Quelle capacité à prendre des risques ?

« Pour s’installer comme agriculteur, il faut avoir une certaine espérance et de la confiance en l’avenir, renchérissait Vincent Landrot, le président de Cerfrance BFC. On pourrait penser que celles et ceux qui se lancent aujourd’hui sont un peu fous mais ces « fous » sont mieux armés et mieux outillés qu’il y a vingt ans. Certains, qui ne viennent pas du milieu agricole, sont aussi plus motivés parce que l’agriculture est un métier qu’ils ont véritablement choisi Avec eux, il faut développer une culture collective du risque pour progresser sur sa compréhension, son anticipation et sa gestion ». Sur cette question du risque, l’intervention de Sébastien Mérat, consultant spécialisé sur la gestion des risques agricoles était aussi éclairante. Pour lui, le jeune agriculteur n’est pas forcément plus exposé aux risques. « Je ne fais pas de différence en termes d’analyse de risques, entre un jeune agriculteur et un exploitant installé depuis plusieurs années, soulignait l’intervenant. En revanche, la capacité à prendre des risques va être différente. Lorsqu’on a fini de rembourser ses prêts JA, qu’on est parvenu à mener son exploitation, qu’on s’est constitué une épargne de précaution, on a une capacité à prendre des risques qui est plus importante… ». Tout le défi de travailler sur le risque est de l’aborder de manière lucide, sans se laisser dépasser par son contenu inévitablement anxiogène.

Intégrer le risque à une stratégie globale

Pour structurer la gestion de risque, Sébastien Mérat utilise donc la norme ISO 31 000 qui formalise cette gestion de manière objective et moins émotionnelle. « On donne de la force à la gestion de risques, poursuit Sébastien Mérat, à partir du moment où on l’intègre à la stratégie globale du jeune agriculteur et aux objectifs qu’il poursuit.

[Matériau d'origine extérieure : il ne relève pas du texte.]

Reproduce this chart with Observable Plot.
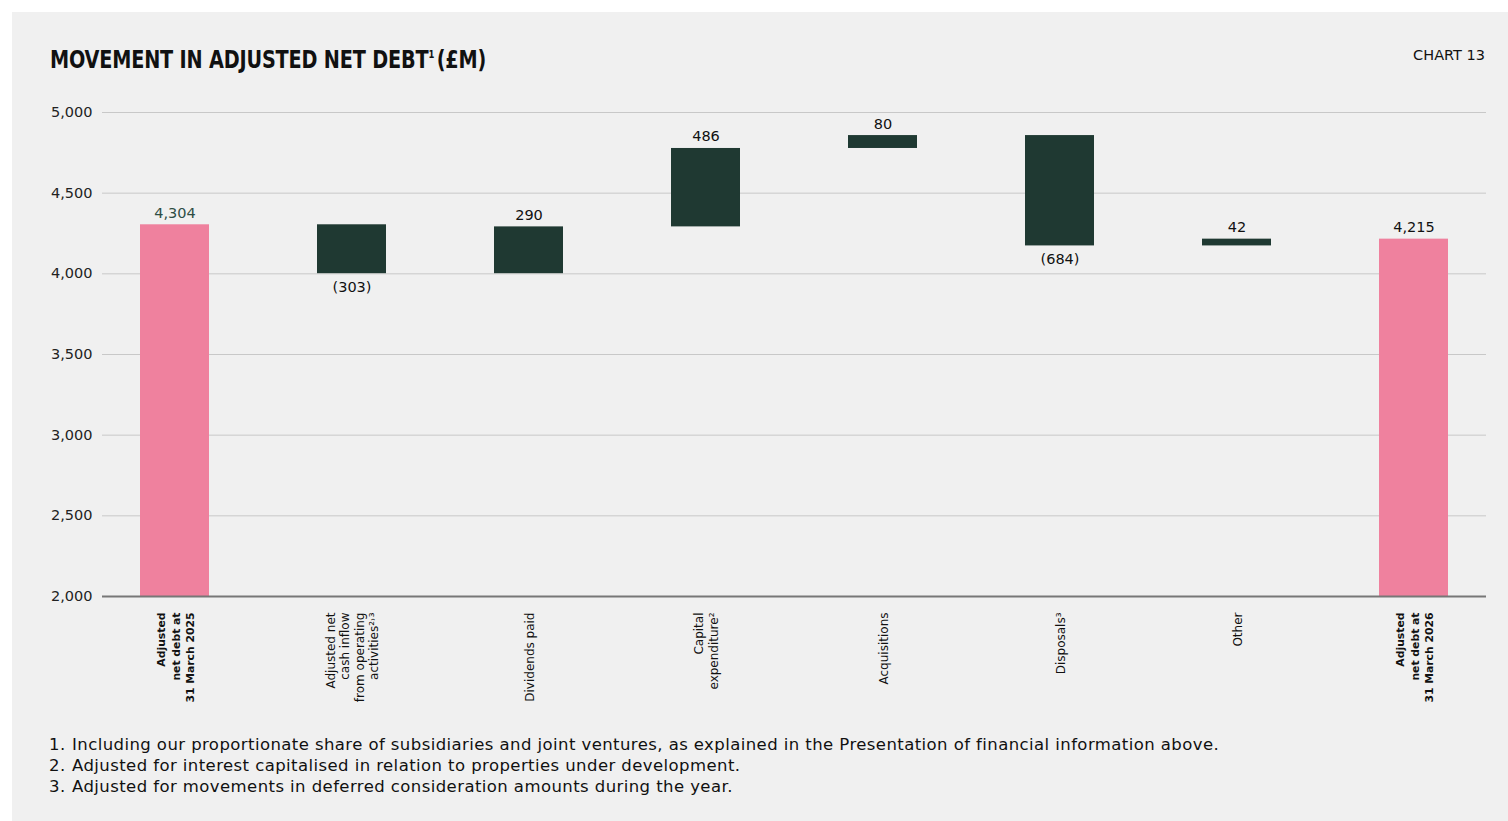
<!DOCTYPE html>
<html>
<head>
<meta charset="utf-8">
<script src="https://cdn.jsdelivr.net/npm/d3@7"></script>
<script src="https://cdn.jsdelivr.net/npm/@observablehq/plot@0.6"></script>
<style>
  html, body { margin: 0; padding: 0; background: #ffffff; }
  #wrap { position: relative; width: 1508px; height: 821px; background: #ffffff; overflow: hidden; }
  #panel { position: absolute; left: 12px; top: 12px; width: 1496px; height: 809px; background: #f0f0f0; }
  #title { position: absolute; left: 50px; top: 47px; font-family: "DejaVu Sans Condensed", "DejaVu Sans", sans-serif; font-weight: 700; font-size: 25px; line-height: 25px; color: #111; white-space: nowrap; letter-spacing: -0.2px; transform: scaleX(0.855); transform-origin: 0 0; }
  #title sup { font-size: 11px; vertical-align: 0; position: relative; top: -10px; margin-right: 3px; }
  #chartno { position: absolute; right: 23px; top: 48px; font-family: "DejaVu Sans", sans-serif; font-size: 14.5px; line-height: 14.5px; color: #111; }
  #chart { position: absolute; left: 0; top: 90px; }
  #notes { position: absolute; left: 49px; top: 734px; font-family: "DejaVu Sans", sans-serif; font-size: 16.5px; line-height: 21px; letter-spacing: 0.42px; color: #111; }
  #notes .row { display: flex; white-space: nowrap; }
  #notes .n { width: 23px; }
</style>
</head>
<body>
<div id="wrap">
  <div id="panel"></div>
  <div id="title">MOVEMENT IN ADJUSTED NET DEBT<sup>1</sup>(£M)</div>
  <div id="chartno">CHART 13</div>
  <div id="chart"></div>
  <div id="notes"></div>
</div>
<script>
// ---- data ----
const categories = [
  "Adjusted\nnet debt at\n31 March 2025",
  "Adjusted net\ncash inflow\nfrom operating\nactivities²˒³",
  "Dividends paid",
  "Capital\nexpenditure²",
  "Acquisitions",
  "Disposals³",
  "Other",
  "Adjusted\nnet debt at\n31 March 2026"
];
const kinds = ["total", "delta", "delta", "delta", "delta", "delta", "delta", "total"];
const values = [4304, -303, 290, 486, 80, -684, 42, 4215];
const valueLabels = ["4,304", "(303)", "290", "486", "80", "(684)", "42", "4,215"];
const labelColors = ["#2e4d44", "#111111", "#111111", "#111111", "#111111", "#111111", "#111111", "#111111"];
const yTicks = [2000, 2500, 3000, 3500, 4000, 4500, 5000];
const footnotes = [
  "Including our proportionate share of subsidiaries and joint ventures, as explained in the Presentation of financial information above.",
  "Adjusted for interest capitalised in relation to properties under development.",
  "Adjusted for movements in deferred consideration amounts during the year."
];

// ---- build waterfall table ----
const yMin = d3.min(yTicks), yMax = d3.max(yTicks);
let running = 0;
const rows = categories.map((c, i) => {
  let y1, y2;
  if (kinds[i] === "total") { y1 = yMin; y2 = values[i]; running = values[i]; }
  else { y1 = running; y2 = running + values[i]; running = y2; }
  const up = kinds[i] === "total" || values[i] >= 0;
  return { cat: c, kind: kinds[i], y1, y2, label: valueLabels[i], color: labelColors[i], up,
           anchor: up ? Math.max(y1, y2) : Math.min(y1, y2) };
});
const bold = new Set([categories[0], categories[categories.length - 1]]);

const PINK = "#ef819e", GREEN = "#1f3932", BG = "#f0f0f0";

const chart = Plot.plot({
  width: 1508,
  height: 626,
  marginLeft: 102,
  marginRight: 22,
  marginTop: 22,
  marginBottom: 120,
  style: { fontFamily: "DejaVu Sans, sans-serif", fontSize: "14.5px", color: "#222", background: "transparent", overflow: "visible" },
  x: { domain: categories, paddingInner: 0.61, paddingOuter: 0.21, axis: null },
  y: { domain: [yMin, yMax], axis: null },
  color: { type: "identity" },
  marks: [
    Plot.ruleY(yTicks.filter(t => t !== yMin), { stroke: "#c8c8c8", strokeWidth: 1 }),
    // knock-out background behind value labels
    Plot.tickY(rows.filter(d => d.up), { x: "cat", y: "anchor", stroke: BG, strokeWidth: 16, dy: -12 }),
    Plot.tickY(rows.filter(d => !d.up), { x: "cat", y: "anchor", stroke: BG, strokeWidth: 16, dy: 14 }),
    Plot.barY(rows, { x: "cat", y1: "y1", y2: "y2", fill: d => d.kind === "total" ? PINK : GREEN }),
    Plot.ruleY([yMin], { stroke: "#777", strokeWidth: 2 }),
    Plot.text(rows.filter(d => d.up), { x: "cat", y: "anchor", text: "label", fill: "color", lineAnchor: "bottom", dy: -7, fontSize: 14.5 }),
    Plot.text(rows.filter(d => !d.up), { x: "cat", y: "anchor", text: "label", fill: "color", lineAnchor: "top", dy: 8, fontSize: 14.5 }),
    Plot.axisY({ ticks: yTicks, tickSize: 0, tickPadding: 10, tickFormat: d3.format(","), fontSize: 14.5, fill: "#222" }),
    Plot.text(categories.filter(c => !bold.has(c)), { x: d => d, frameAnchor: "bottom", dy: 16, rotate: -90, textAnchor: "end", lineAnchor: "middle", lineHeight: 1.2, fontSize: 12, fill: "#111" }),
    Plot.text(categories.filter(c => bold.has(c)), { x: d => d, frameAnchor: "bottom", dy: 16, rotate: -90, textAnchor: "end", lineAnchor: "middle", lineHeight: 1.3, fontSize: 10.8, fontWeight: "bold", fill: "#111" })
  ]
});
document.getElementById("chart").appendChild(chart);

const notes = document.getElementById("notes");
footnotes.forEach((t, i) => {
  const row = document.createElement("div");
  row.className = "row";
  const n = document.createElement("span"); n.className = "n"; n.textContent = (i + 1) + ".";
  const s = document.createElement("span"); s.textContent = t;
  row.appendChild(n); row.appendChild(s);
  notes.appendChild(row);
});
</script>
</body>
</html>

Cette gestion de risques repose sur un élément essentiel : l’anticipation. Elle est inutile pour corriger les effets d’erreurs déjà commises ». L’analyse du risque agricole est aussi une notion adaptative en fonction des profils d’agriculteurs, certains seront plus téméraires que d’autres. Autant de dimensions humaines à prendre en compte, surtout dans le climat d’incertitude devenu la norme, ces dernières années.

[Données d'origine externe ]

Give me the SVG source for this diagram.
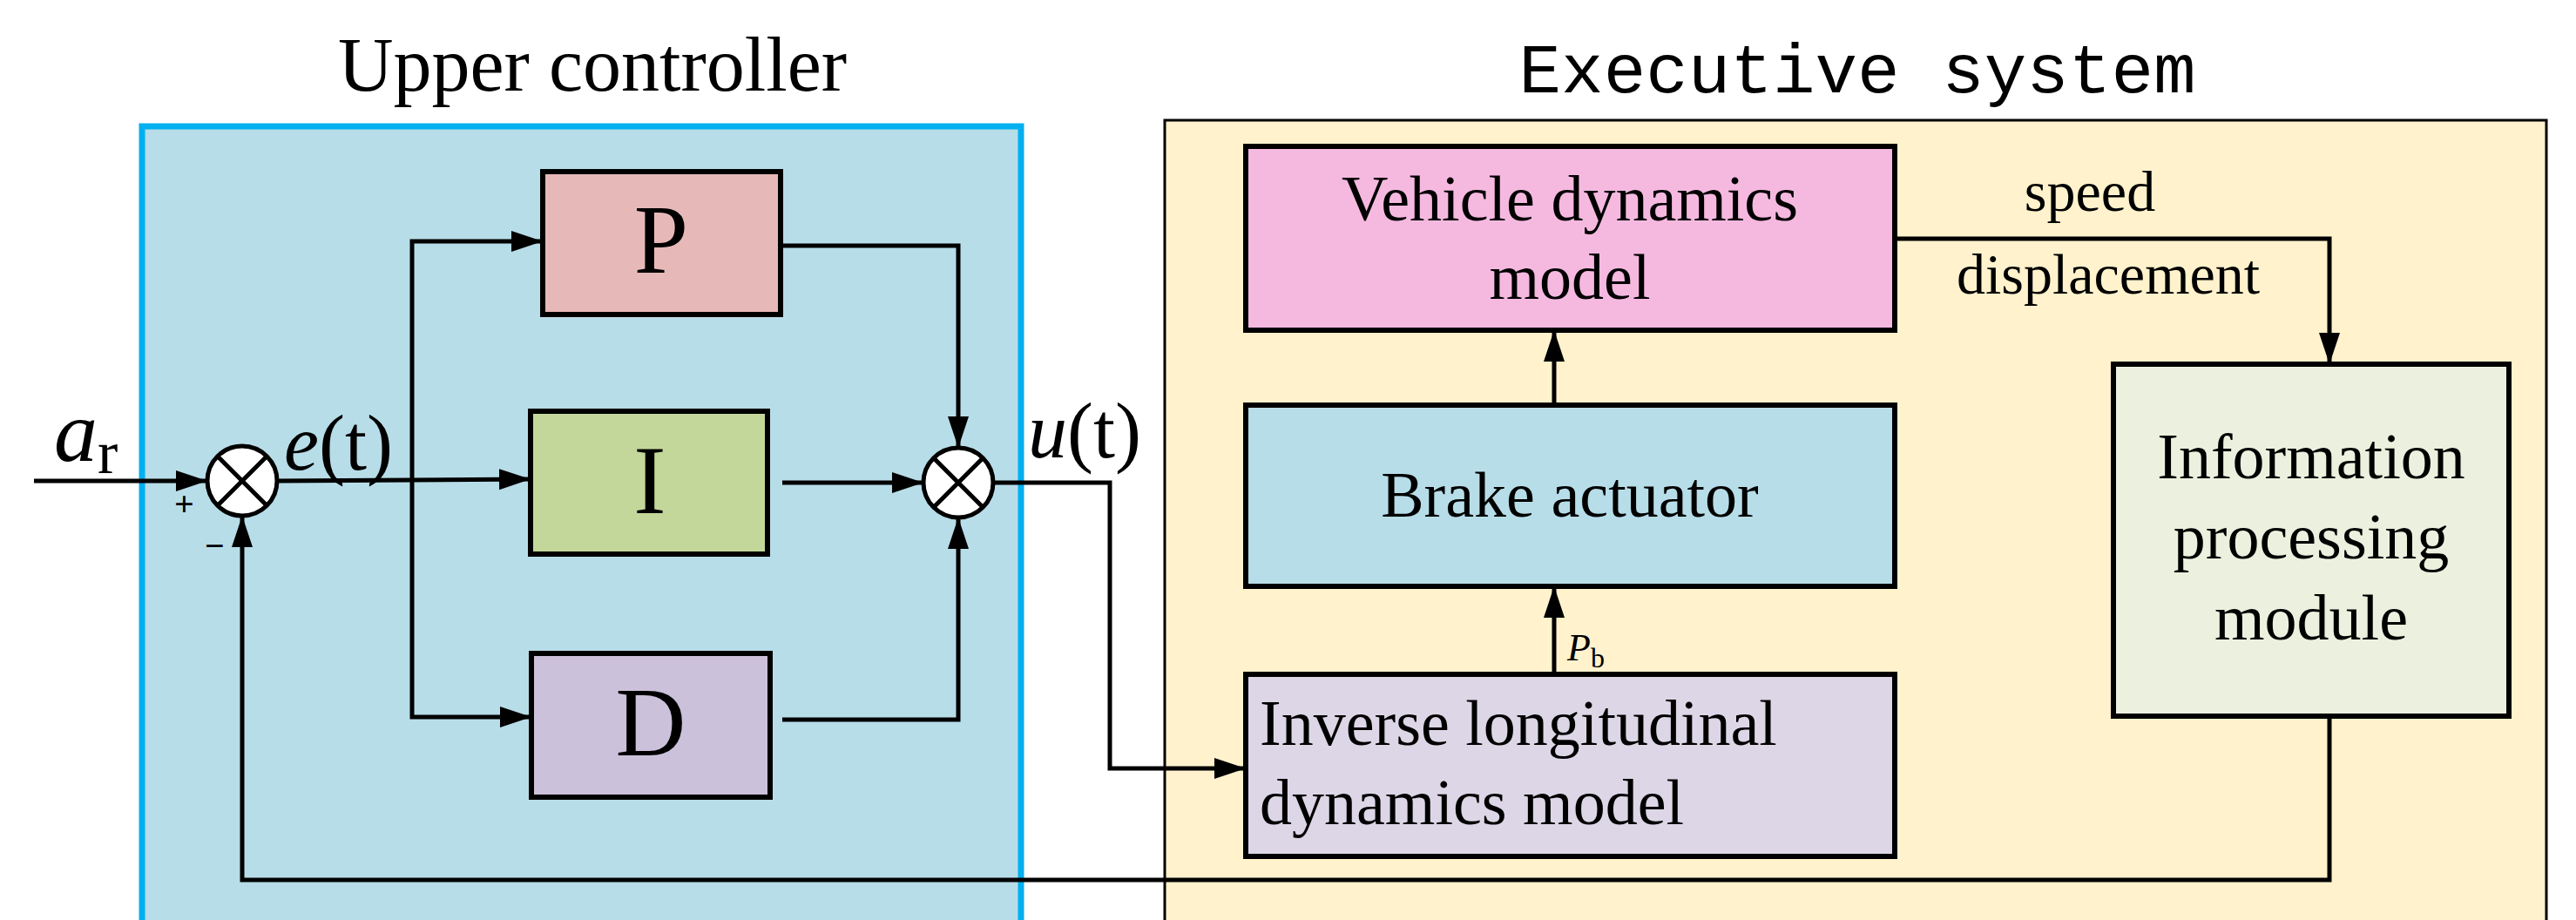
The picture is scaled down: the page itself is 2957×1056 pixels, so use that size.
<svg xmlns="http://www.w3.org/2000/svg" width="2957" height="1056" viewBox="0 0 2957 1056">
<style>
.t{font-family:"Liberation Serif",serif;fill:#000}
.b{stroke:#000;stroke-width:6}
.c{fill:none;stroke:#000;stroke-width:5}
</style>
<defs>
<marker id="a" markerWidth="36" markerHeight="24" refX="36" refY="12" orient="auto" markerUnits="userSpaceOnUse"><path d="M0,0 L36,12 L0,24 Z" fill="#000"/></marker>
</defs>
<rect width="2957" height="1056" fill="#fff"/>
<g id="upper">
<rect x="163" y="145" width="1009" height="920" fill="#b7dde8" stroke="#00b0f0" stroke-width="7"/>
<text class="t" x="680" y="104" font-size="88" text-anchor="middle">Upper controller</text>
</g>
<g id="exec">
<rect x="1337" y="138" width="1586" height="930" fill="#fff2cc" stroke="#000" stroke-width="3"/>
<text x="2132" y="106" font-family="Liberation Mono,monospace" font-size="80" text-anchor="middle" textLength="777" lengthAdjust="spacingAndGlyphs">Executive system</text>
</g>
<g id="P"><rect class="b" x="623" y="197" width="273" height="164" fill="#e6b9b8"/><text class="t" x="759" y="313" font-size="112" text-anchor="middle">P</text></g>
<g id="I"><rect class="b" x="609" y="472" width="272" height="164" fill="#c4d79b"/><text class="t" x="746" y="589" font-size="112" text-anchor="middle">I</text></g>
<g id="D"><rect class="b" x="610" y="750" width="274" height="165" fill="#ccc1da"/><text class="t" x="747" y="867" font-size="112" text-anchor="middle">D</text></g>
<g id="sum1"><circle cx="278" cy="552" r="40" fill="#fff" stroke="#000" stroke-width="5"/><path class="c" d="M250,524 L306,580 M306,524 L250,580"/></g>
<g id="sum2"><circle cx="1100" cy="554" r="40" fill="#fff" stroke="#000" stroke-width="5"/><path class="c" d="M1072,526 L1128,582 M1128,526 L1072,582"/></g>
<g id="vehicle"><rect class="b" x="1430" y="168" width="745" height="211" fill="#f5b9e0"/>
<text class="t" x="1802" y="253" font-size="74" text-anchor="middle">Vehicle dynamics</text>
<text class="t" x="1802" y="343" font-size="74" text-anchor="middle">model</text></g>
<g id="brake"><rect class="b" x="1430" y="465" width="745" height="208" fill="#b7dde8"/>
<text class="t" x="1802" y="593" font-size="74" text-anchor="middle">Brake actuator</text></g>
<g id="inverse"><rect class="b" x="1430" y="774" width="745" height="209" fill="#dcd6e6"/>
<text class="t" x="1446" y="855" font-size="74">Inverse longitudinal</text>
<text class="t" x="1446" y="946" font-size="74">dynamics model</text></g>
<g id="info"><rect class="b" x="2426" y="418" width="454" height="404" fill="#ebf1de"/>
<text class="t" x="2653" y="549" font-size="74" text-anchor="middle">Information</text>
<text class="t" x="2653" y="641" font-size="74" text-anchor="middle">processing</text>
<text class="t" x="2653" y="734" font-size="74" text-anchor="middle">module</text></g>
<g id="labels">
<text class="t" x="62" y="529" font-size="100" font-style="italic">a<tspan font-style="normal" font-size="70" dy="14">r</tspan></text>
<text class="t" x="200" y="592" font-size="40" font-weight="bold">+</text>
<text class="t" x="235" y="640" font-size="40" font-weight="bold">−</text>
<text class="t" x="326" y="539" font-size="90"><tspan font-style="italic">e</tspan>(t)</text>
<text class="t" x="1180" y="525" font-size="90"><tspan font-style="italic">u</tspan>(t)</text>
<text class="t" x="1799" y="758" font-size="44" font-style="italic">P<tspan font-style="normal" font-size="32" dy="8">b</tspan></text>
<text class="t" x="2399" y="242" font-size="66" text-anchor="middle">speed</text>
<text class="t" x="2420" y="337" font-size="66" text-anchor="middle">displacement</text>
</g>
<g id="connectors" class="c">
<path class="c" d="M39,552 L238,552" marker-end="url(#a)"/>
<path class="c" d="M318,552 L609,550" marker-end="url(#a)"/>
<path class="c" d="M473,550 L473,277 L623,277" marker-end="url(#a)"/>
<path class="c" d="M473,550 L473,823 L610,823" marker-end="url(#a)"/>
<path class="c" d="M896,282 L1100,282 L1100,514" marker-end="url(#a)"/>
<path class="c" d="M898,554 L1060,554" marker-end="url(#a)"/>
<path class="c" d="M898,826 L1100,826 L1100,594" marker-end="url(#a)"/>
<path class="c" d="M1140,554 L1274,554 L1274,882 L1430,882" marker-end="url(#a)"/>
<path class="c" d="M1784,774 L1784,673" marker-end="url(#a)"/>
<path class="c" d="M1784,465 L1784,379" marker-end="url(#a)"/>
<path class="c" d="M2175,274 L2674,274 L2674,418" marker-end="url(#a)"/>
<path class="c" d="M2674,822 L2674,1010 L278,1010 L278,592" marker-end="url(#a)"/>
</g>
</svg>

2022 : année paradoxale. C’est ainsi que Mathilde Schryve, analyste au sein de Cerfrance BFC, a introduit sa présentation des résultats de l’Observatoire prospectif de l’agriculture en BFC, réalisé grâce au travail d’une trentaine de personnes. Une année marquée par des résultats exceptionnels dans beaucoup de systèmes, mais aussi par une inquiétude croissante chez les producteurs, notamment nourrie par certains facteurs de changements. 2022 est l’année de tous les records : un colza qui passe les 1000 euros/t, l’engrais a dépassé les 1200 euros/t, il y a eu des craintes de pénurie pour l’engrais, la main-d’oeuvre, le matériel, le tout dans un contexte d’année la plus chaude du siècle… Tout cela a créé une sensation d’emballement et de panique. Du côté des résultats, les plus fortes augmentations ont été observées en grandes cultures (céréales) avec plus de 75 000 euros/Utaf et en viticulture, avec près de 120 000 euros/Utaf en appellations régionales. Deux systèmes portés par l’envolée des cours et la demande à l’export tout en étant relativement protégés de la hausse des intrants et des matières sèches, grâce aux stocks qu’ils avaient constitués. Cependant, ces derniers ont dû être reconstitués au moment où les matières premières étaient les plus chères, alors que les prix se tassaient, d’où un retournement de tendance, notamment sur les céréales. Pour les éleveurs laitiers (lait de plaine et AOP massif jurassien) et éleveurs porcins, les résultats dépassent les 40 000 euros (lait AOP) et 50 000 euros en porcs. L’impact des hausses des prix des aliments a été relativement contré par l’autonomie des exploitations. En élevage bovins allaitants et ovins, on note une amélioration sensible des résultats, mais plus modeste. En bovins viande, on passe les 30 000 euros/Utaf et en ovins spécialisés, plus de 15 000 euros/Utaf. Là aussi, la relative autonomie des élevages a été payante. Le secteur a aussi profité du déséquilibre entre offre française et demande du marché. En revanche, les systèmes en transformation-vente directe ont connu une année plus difficile, notamment les caprins. C’est aussi le cas des systèmes en intégration (aviculture) avec une légère déprise. Ils n’ont pas pu profiter de l’inflation sur les prix alimentaires. Le secteur du bio, enfin, a connu une deuxième année consécutive de diminution de la consommation de ses produits.

En complément de la présentation de l’Observatoire prospectif, Sophie Dubreuil, de la Chambre régionale d’agriculture de BFC, a listé quelques facteurs d’incertitudes. Les agriculteurs exercent dans un contexte de plus en plus mouvant. Six grands facteurs d’incertitude se dessinent pour 2023 :

-les aléas climatiques

-les possibles retournements de marchés et de débouchés

-les variations des cours et/ou la disponibilité des intrants

-le contexte sanitaire et la montée en puissance de la prédation en BFC

-l’évolution des réglementations qui impactent les pratiques et les stratégies sur les exploitations

-le facteur humain : renouvellement des générations, difficultés de recrutements, charge de travail, isolement social.